> DATASET EXCERPT:
------------------------------------------------------------
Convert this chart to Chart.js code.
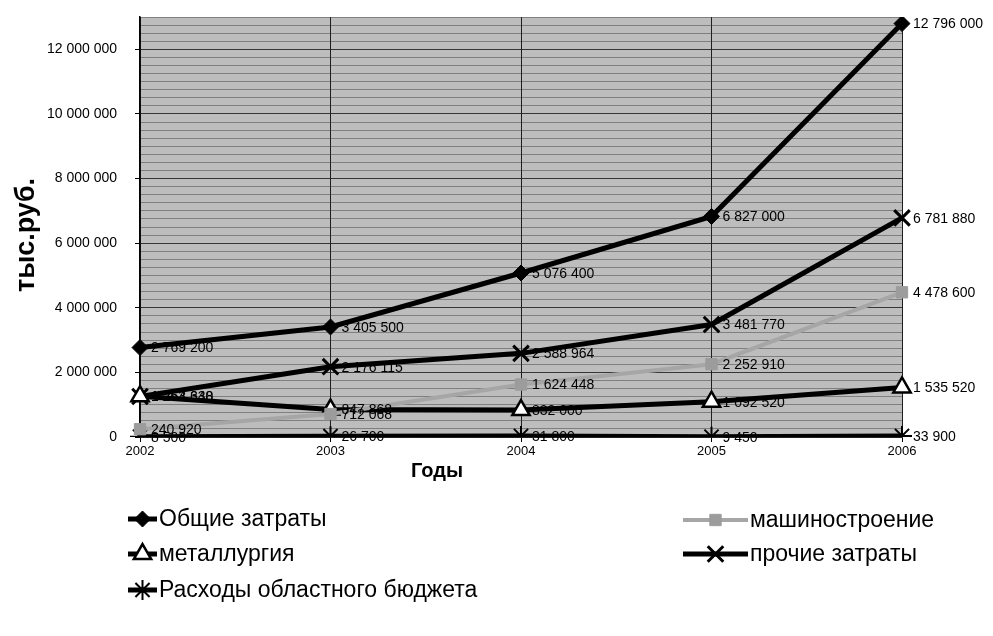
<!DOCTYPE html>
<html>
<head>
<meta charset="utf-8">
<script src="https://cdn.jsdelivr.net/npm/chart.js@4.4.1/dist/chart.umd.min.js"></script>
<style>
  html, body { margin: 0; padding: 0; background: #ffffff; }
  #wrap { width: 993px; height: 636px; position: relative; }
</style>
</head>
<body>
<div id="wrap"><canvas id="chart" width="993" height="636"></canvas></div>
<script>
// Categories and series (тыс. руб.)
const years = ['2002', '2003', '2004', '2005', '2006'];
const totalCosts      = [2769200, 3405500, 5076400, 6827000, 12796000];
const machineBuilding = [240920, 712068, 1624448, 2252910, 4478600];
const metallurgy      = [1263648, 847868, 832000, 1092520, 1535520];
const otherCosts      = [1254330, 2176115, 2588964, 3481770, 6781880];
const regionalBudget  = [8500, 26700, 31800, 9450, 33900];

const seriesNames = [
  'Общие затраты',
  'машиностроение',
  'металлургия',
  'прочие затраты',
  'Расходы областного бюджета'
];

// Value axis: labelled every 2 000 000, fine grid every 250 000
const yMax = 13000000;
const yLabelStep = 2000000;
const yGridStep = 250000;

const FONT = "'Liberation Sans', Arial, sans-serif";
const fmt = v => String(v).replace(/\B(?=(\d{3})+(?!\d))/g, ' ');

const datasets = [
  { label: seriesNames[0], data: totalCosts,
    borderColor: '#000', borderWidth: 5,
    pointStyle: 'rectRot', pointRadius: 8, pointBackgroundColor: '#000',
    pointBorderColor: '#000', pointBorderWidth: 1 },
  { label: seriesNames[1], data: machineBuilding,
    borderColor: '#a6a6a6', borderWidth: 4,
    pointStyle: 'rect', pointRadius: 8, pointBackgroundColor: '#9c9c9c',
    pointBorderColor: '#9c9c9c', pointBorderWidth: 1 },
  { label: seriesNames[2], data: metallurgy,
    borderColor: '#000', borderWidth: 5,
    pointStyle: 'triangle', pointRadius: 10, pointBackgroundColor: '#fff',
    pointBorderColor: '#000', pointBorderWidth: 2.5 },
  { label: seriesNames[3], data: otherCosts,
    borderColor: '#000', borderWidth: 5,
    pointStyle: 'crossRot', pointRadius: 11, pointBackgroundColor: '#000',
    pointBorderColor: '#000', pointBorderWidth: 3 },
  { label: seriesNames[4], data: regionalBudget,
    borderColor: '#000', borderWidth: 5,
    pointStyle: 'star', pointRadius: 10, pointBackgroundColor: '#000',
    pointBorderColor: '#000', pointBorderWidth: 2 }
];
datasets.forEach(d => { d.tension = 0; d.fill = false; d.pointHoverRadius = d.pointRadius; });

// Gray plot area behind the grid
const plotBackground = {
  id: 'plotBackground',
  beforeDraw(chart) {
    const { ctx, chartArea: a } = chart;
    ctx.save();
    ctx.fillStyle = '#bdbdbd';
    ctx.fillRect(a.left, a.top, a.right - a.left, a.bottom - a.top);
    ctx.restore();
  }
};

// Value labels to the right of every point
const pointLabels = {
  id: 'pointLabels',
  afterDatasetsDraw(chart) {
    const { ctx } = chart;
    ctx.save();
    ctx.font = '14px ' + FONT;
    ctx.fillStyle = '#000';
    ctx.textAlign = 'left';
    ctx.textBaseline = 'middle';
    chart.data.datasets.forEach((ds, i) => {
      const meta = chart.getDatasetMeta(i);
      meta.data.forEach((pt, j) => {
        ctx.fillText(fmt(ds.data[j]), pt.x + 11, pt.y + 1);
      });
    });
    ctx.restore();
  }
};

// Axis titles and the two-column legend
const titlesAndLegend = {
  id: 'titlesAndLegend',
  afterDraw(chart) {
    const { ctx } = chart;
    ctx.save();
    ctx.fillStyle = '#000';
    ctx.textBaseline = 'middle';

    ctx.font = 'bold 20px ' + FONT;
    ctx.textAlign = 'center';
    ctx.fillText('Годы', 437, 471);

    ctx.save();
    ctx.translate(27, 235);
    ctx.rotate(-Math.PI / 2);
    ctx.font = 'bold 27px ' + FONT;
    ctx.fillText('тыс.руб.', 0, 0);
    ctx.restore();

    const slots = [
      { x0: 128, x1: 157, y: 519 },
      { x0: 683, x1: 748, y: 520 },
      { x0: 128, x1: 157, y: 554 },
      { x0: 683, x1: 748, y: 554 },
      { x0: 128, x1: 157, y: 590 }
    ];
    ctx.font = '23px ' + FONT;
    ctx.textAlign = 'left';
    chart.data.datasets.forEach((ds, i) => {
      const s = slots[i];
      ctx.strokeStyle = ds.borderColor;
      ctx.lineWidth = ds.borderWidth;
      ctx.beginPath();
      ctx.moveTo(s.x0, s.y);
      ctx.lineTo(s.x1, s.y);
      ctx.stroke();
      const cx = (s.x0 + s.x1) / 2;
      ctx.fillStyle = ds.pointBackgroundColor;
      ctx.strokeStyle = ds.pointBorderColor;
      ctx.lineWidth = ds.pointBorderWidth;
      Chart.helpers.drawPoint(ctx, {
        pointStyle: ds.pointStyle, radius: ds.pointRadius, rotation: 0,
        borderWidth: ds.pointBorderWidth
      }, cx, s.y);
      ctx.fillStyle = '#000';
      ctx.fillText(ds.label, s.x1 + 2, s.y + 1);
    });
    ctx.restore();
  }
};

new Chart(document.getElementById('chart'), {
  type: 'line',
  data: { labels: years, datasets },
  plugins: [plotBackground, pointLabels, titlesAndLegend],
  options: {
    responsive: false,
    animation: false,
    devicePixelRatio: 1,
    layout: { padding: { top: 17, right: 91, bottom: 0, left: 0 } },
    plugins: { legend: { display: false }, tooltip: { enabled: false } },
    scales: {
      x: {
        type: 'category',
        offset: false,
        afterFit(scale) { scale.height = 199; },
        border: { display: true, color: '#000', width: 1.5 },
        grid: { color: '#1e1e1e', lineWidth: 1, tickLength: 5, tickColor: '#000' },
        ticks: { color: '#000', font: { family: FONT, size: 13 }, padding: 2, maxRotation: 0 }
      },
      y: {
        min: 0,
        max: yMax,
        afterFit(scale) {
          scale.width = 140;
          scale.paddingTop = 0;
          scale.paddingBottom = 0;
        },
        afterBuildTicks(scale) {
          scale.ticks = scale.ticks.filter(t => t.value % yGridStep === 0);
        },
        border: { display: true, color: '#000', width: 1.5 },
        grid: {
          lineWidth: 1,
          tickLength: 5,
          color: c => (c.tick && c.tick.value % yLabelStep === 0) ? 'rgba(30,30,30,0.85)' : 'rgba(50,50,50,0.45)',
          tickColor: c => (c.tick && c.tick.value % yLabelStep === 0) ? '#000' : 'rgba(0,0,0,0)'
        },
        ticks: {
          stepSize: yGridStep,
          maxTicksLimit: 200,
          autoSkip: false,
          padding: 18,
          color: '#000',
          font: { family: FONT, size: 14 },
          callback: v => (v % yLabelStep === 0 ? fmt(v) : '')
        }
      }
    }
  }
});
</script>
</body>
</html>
------------------------------------------------------------
> DIRECTION: Print, exactly as written, the lines above from the first one to the one containing "const fmt = v". Leave out pictures.

> EXERCISE RESPONSE:
Convert this chart to Chart.js code.
<!DOCTYPE html>
<html>
<head>
<meta charset="utf-8">
<script src="https://cdn.jsdelivr.net/npm/chart.js@4.4.1/dist/chart.umd.min.js"></script>
<style>
  html, body { margin: 0; padding: 0; background: #ffffff; }
  #wrap { width: 993px; height: 636px; position: relative; }
</style>
</head>
<body>
<div id="wrap"><canvas id="chart" width="993" height="636"></canvas></div>
<script>
// Categories and series (тыс. руб.)
const years = ['2002', '2003', '2004', '2005', '2006'];
const totalCosts      = [2769200, 3405500, 5076400, 6827000, 12796000];
const machineBuilding = [240920, 712068, 1624448, 2252910, 4478600];
const metallurgy      = [1263648, 847868, 832000, 1092520, 1535520];
const otherCosts      = [1254330, 2176115, 2588964, 3481770, 6781880];
const regionalBudget  = [8500, 26700, 31800, 9450, 33900];

const seriesNames = [
  'Общие затраты',
  'машиностроение',
  'металлургия',
  'прочие затраты',
  'Расходы областного бюджета'
];

// Value axis: labelled every 2 000 000, fine grid every 250 000
const yMax = 13000000;
const yLabelStep = 2000000;
const yGridStep = 250000;

const FONT = "'Liberation Sans', Arial, sans-serif";
const fmt = v => String(v).replace(/\B(?=(\d{3})+(?!\d))/g, ' ');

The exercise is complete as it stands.